→ **Set exercise**:
Exactly as written, write out the lines below from the first to the one containing "from matplotlib.patches import Rectangle", inclusive. Pictures do not belong in the copy.
****
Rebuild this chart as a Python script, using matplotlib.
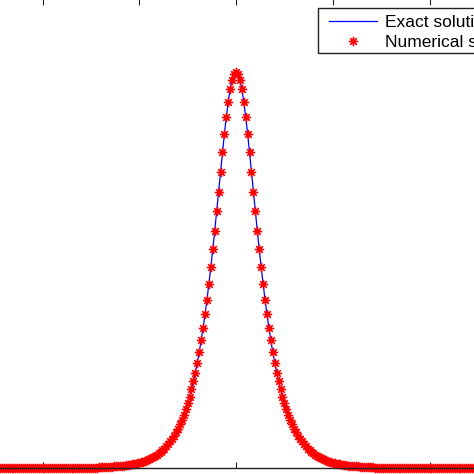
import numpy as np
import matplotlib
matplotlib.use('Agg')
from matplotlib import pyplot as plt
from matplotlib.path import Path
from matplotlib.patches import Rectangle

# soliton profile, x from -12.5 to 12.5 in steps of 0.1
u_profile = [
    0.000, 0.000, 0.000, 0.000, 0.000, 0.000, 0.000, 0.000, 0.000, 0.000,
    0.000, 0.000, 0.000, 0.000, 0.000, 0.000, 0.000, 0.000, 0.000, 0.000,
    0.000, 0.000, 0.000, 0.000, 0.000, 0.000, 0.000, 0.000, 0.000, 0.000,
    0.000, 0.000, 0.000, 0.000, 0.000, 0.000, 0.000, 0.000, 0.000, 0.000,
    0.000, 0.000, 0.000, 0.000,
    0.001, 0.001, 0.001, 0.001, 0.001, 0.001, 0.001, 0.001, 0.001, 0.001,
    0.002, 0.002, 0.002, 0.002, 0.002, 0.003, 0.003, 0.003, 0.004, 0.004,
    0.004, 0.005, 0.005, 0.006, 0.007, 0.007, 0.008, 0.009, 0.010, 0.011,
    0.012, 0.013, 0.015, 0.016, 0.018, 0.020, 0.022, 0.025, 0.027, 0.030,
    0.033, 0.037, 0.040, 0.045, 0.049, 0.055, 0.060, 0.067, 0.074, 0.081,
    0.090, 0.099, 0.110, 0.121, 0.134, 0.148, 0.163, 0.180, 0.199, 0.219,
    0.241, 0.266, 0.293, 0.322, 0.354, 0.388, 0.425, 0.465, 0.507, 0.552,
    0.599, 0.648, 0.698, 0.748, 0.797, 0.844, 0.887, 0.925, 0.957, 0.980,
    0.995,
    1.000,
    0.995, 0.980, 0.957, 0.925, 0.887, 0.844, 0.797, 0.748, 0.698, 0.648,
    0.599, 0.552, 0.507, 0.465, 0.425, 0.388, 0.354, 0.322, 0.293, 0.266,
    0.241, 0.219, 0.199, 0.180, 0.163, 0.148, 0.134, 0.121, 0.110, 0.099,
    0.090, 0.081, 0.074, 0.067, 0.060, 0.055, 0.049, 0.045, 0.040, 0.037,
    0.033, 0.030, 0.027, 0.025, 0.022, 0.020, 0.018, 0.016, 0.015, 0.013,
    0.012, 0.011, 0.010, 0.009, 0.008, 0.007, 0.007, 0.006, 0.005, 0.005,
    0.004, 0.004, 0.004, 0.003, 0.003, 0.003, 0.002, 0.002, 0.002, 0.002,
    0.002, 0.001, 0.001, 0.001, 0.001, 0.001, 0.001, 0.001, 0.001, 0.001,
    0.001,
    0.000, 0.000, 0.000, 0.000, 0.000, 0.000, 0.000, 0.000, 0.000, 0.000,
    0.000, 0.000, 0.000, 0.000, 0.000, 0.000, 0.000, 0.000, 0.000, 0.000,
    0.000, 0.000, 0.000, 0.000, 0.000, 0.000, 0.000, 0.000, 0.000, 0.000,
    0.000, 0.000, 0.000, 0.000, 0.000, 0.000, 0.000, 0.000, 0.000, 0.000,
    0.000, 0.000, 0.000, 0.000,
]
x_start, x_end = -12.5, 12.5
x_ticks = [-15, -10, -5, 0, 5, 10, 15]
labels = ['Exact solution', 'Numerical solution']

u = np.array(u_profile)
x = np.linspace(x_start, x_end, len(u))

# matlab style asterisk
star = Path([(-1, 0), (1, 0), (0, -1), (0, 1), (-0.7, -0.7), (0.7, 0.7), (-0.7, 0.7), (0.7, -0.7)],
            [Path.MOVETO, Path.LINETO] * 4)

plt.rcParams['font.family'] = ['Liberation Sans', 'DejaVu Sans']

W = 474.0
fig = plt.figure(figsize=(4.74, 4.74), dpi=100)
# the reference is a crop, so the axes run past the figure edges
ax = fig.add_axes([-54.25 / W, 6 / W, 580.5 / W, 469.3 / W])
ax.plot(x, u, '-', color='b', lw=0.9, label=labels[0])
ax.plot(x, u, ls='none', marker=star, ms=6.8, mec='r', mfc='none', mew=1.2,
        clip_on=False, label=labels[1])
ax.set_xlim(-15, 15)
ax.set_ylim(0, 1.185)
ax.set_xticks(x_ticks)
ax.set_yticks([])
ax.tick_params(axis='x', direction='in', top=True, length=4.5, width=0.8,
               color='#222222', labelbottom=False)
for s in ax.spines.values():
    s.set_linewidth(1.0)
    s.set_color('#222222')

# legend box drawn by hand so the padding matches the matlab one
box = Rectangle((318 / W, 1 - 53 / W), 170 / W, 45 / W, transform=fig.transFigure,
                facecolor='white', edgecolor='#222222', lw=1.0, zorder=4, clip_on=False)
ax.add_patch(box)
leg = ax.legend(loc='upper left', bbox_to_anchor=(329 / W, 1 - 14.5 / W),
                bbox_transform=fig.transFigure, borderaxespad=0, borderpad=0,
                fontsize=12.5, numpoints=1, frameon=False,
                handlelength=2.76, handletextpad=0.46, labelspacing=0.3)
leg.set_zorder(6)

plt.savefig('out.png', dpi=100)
****
→ **Solution to this exercise**:
Rebuild this chart as a Python script, using matplotlib.
import numpy as np
import matplotlib
matplotlib.use('Agg')
from matplotlib import pyplot as plt
from matplotlib.path import Path
from matplotlib.patches import Rectangle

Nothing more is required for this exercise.